When we split data, we give PowerQuery a point ( a delimiter) at which we’d like it to split a column of information into multiple columns of data. With extraction, we give PowerQuery a splitting point, but we then tell it that we only want to keep the information before or after the delimiter or between two delimiters. We’re then again left with only one column.  You can complete the same task by splitting the dataset and then removing the columns you don’t need, but extracting is faster and with fewer applied steps, requires less computer resource.

Resource Listing

The Video

Play Video

Lesson Notes

In this video we look in depth at one particular element of formatting; capitalisation

In standard Excel, we can capitalise text in a certain way; either by elevating all text to capitals, lowering all the text to lower case or capitalising the first word of all words by using certain functions.

 The UPPER function capitalises all letters in a word, while the LOWER function puts all letters in lower case. The PROPER function capitalises the first letter of each word.

PowerQuery has the same capabilities but at the single click of a button.

In the video to demonstrate this capitalisation ability, we look at extracting some names from email addresses and then capitalising the names correctly. All the names are in slightly different formats. Some have some capitals, others don’t and still others are completely capitalised.

How Can We Capitalise Words Correctly in PowerQuery?

Firstly select the columns that has the data to which you’d like to apply your formatting.

  1. From there, go to the Transform tab,
  2. Then in the ‘Text Column’ section of the ribbon (about halfway along), select the Format drop down.
  3. There’s lots of different options from here so let’s go through them.
  • Lowercase – converts all text into lowercase so that there are no capitals
  • UPPERCASE – converts all text into UPPERCASE so that there are no capitals
  • Capitalize Each Word – Capitalizes each word in the dataset and then the remainder of the word is in lower case.
  • Trim – removes any leading or trailing spaces from a cell
  • Clean – Removes non printable characters like line breaks or carriage returns
  • Add Prefix – adds a custom prefix to the beginning of all rows in a column
  • Add Suffix – adds a custom suffix to the end of all rows in a column

    To Capitalize words correctly, of course we select the Capitalize Each Word option.

By now you should be used to the actions popping up in the Query pane and sure enough, there’s a new step added of Capitalized Each Word.

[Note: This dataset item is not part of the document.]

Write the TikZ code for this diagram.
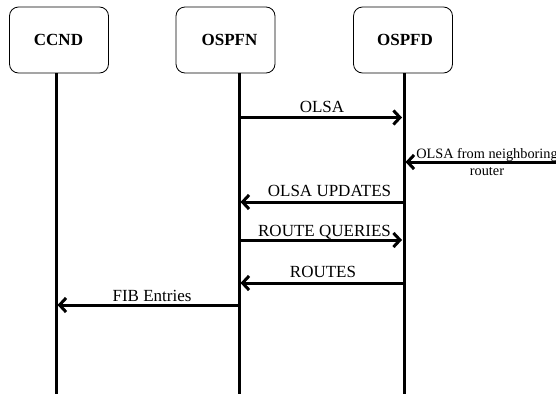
\documentclass[tikz,border=0pt]{standalone}
\usepackage{fontspec}
\setmainfont{Liberation Serif}
\usetikzlibrary{arrows.meta}
\begin{document}
\begin{tikzpicture}[x=1pt,y=-1pt,
  actor/.style={draw=black,line width=0.8pt,rounded corners=9pt,minimum width=99pt,minimum height=66pt,inner sep=0pt},
  actorname/.style={font=\fontsize{17}{20}\selectfont\bfseries},
  lifeline/.style={line width=3pt},
  msg/.style={line width=3pt,-{Straight Barb[length=6.5pt,width=14pt]}},
  msglabel/.style={font=\fontsize{17}{20}\selectfont,inner sep=0pt,anchor=base},
  smalllabel/.style={font=\fontsize{14.3}{16.5}\selectfont,inner sep=0pt,align=center}]
  \useasboundingbox (0,0) rectangle (556,394);

  % participants
  \node[actor] (ccnd)  at (59,40)   {};
  \node[actor] (ospfn) at (225.5,40) {};
  \node[actor] (ospfd) at (403,40)  {};
  \node[actorname] (ccndname)  at (58.5,39.5) {CCND};
  \node[actorname] (ospfnname) at (229.5,39.5) {OSPFN};
  \node[actorname] (ospfdname) at (405,39.5)  {OSPFD};

  % lifelines
  \coordinate (ccndend)  at (56,394);
  \coordinate (ospfnend) at (239,394);
  \coordinate (ospfdend) at (404,394);
  \draw[lifeline] (ccnd.south -| ccndend) -- (ccndend);
  \draw[lifeline] (ospfn.south -| ospfnend) -- (ospfnend);
  \draw[lifeline] (ospfd.south -| ospfdend) -- (ospfdend);

  % message end points on the lifelines
  \coordinate (olsaN)   at (239,117.5);
  \coordinate (olsaD)   at (402,117.5);
  \coordinate (nbrE)    at (556,162);
  \coordinate (nbrD)    at (405.5,162);
  \coordinate (updD)    at (404,202);
  \coordinate (updN)    at (240.5,202);
  \coordinate (qryN)    at (239,240);
  \coordinate (qryD)    at (402,240);
  \coordinate (rtD)     at (404,283);
  \coordinate (rtN)     at (240.5,283);
  \coordinate (fibN)    at (239,305);
  \coordinate (fibC)    at (57.5,305);

  % messages
  \draw[msg] (olsaN) -- (olsaD);
  \node[msglabel] (olsalabel) at (322,112) {OLSA};

  \draw[msg] (nbrE) -- (nbrD);
  \node[smalllabel] (nbrlabel) at (487,162) {OLSA from neighboring\\router};

  \draw[msg] (updD) -- (updN);
  \node[msglabel] (updlabel) at (329.5,196.5) {OLSA UPDATES};

  \draw[msg] (qryN) -- (qryD);
  \node[msglabel] (qrylabel) at (324.5,236.5) {ROUTE QUERIES};

  \draw[msg] (rtD) -- (rtN);
  \node[msglabel] (rtlabel) at (323,277.5) {ROUTES};

  \draw[msg] (fibN) -- (fibC);
  \node[msglabel] (fiblabel) at (152,301.5) {FIB Entries};
\end{tikzpicture}
\end{document}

What is the ‘Extract’ option?

In the last lesson we looked at splitting data at certain points, at delimiters, in each cell in a column of data. The data in each cell would then be separated out into columns at each of those delimiters.

Extraction does a similar sort of thing. We give PowerQuery a delimiter and then we can ask PowerQuery to extract all the information before, after or between the delimiters. The rest of the information is then removed from the dataset. This is ideal when we just want a section of data from a cell, but don’t need all the information.

So how do we perform

How to use the Extract option

First of all, identify the column that has the data that we want to extract.

  1. Again in the ‘Transform’ tab go to the ‘Text Column’ section of the ribbon.
  2. Select the ‘Extract’ drop down. Again a number of options come up:
  • Length – Counts the number of characters in each row of the selected column. This is like the LEN function in standard Excel.
  • First characters – returns only a definable mount of characters from the start of the selected data. This is like the LEFT function in standard Excel.
  • Last characters – returns only a definable mount of characters from the end of the selected data. This is like the RIGHT function in standard Excel.
  • Range – returns a specified amount of characters from a specified midpoint in each row of the selected column. This is the equivalent of the MID function in standard Excel.
  • Text Before Delimiter – only retains the information before a delimiter in each row of the selected column. All other data in the selected column is discarded.
  • Text After Delimiter – only retains the information after a delimiter in each row of the selected column. All other data in the selected column is discarded.
  • Text Between Delimiters – only retains the information between two delimiters in each row of the selected column. All other data in the selected column is discarded.

    Choose the Extract option from the drop down menu that you need.

.... and a little more!

The Formula Bar – We don’t look at the Trim function in this lesson’s video but it’s a very useful function. Here’s why:

PowerQuery is very exact in it’s code. If you don’t have capitals in the right places or you have leading or trailing spaces in your dataset, this can cause problems and result in PowerQuery not doing what you expect. Take for example Merging which is a function we get to later in the course. Merging brings together two tables of information using a ‘key’, a piece of information that is common in both dataset. Using the ‘key’, PowerQuery can match the correct rows together, much like a VLOOKUP does. However if the ‘key’ column in one dataset has trailing spaces which aren’t in the key column of the matching dataset, then the Merge function won’t work. It’s quite difficult to pick out why a Merge function isn’t working properly, but the Trim function will eliminate any trailing spaces, which aren’t obvious from just looking at the dataset, which could be a principal reason.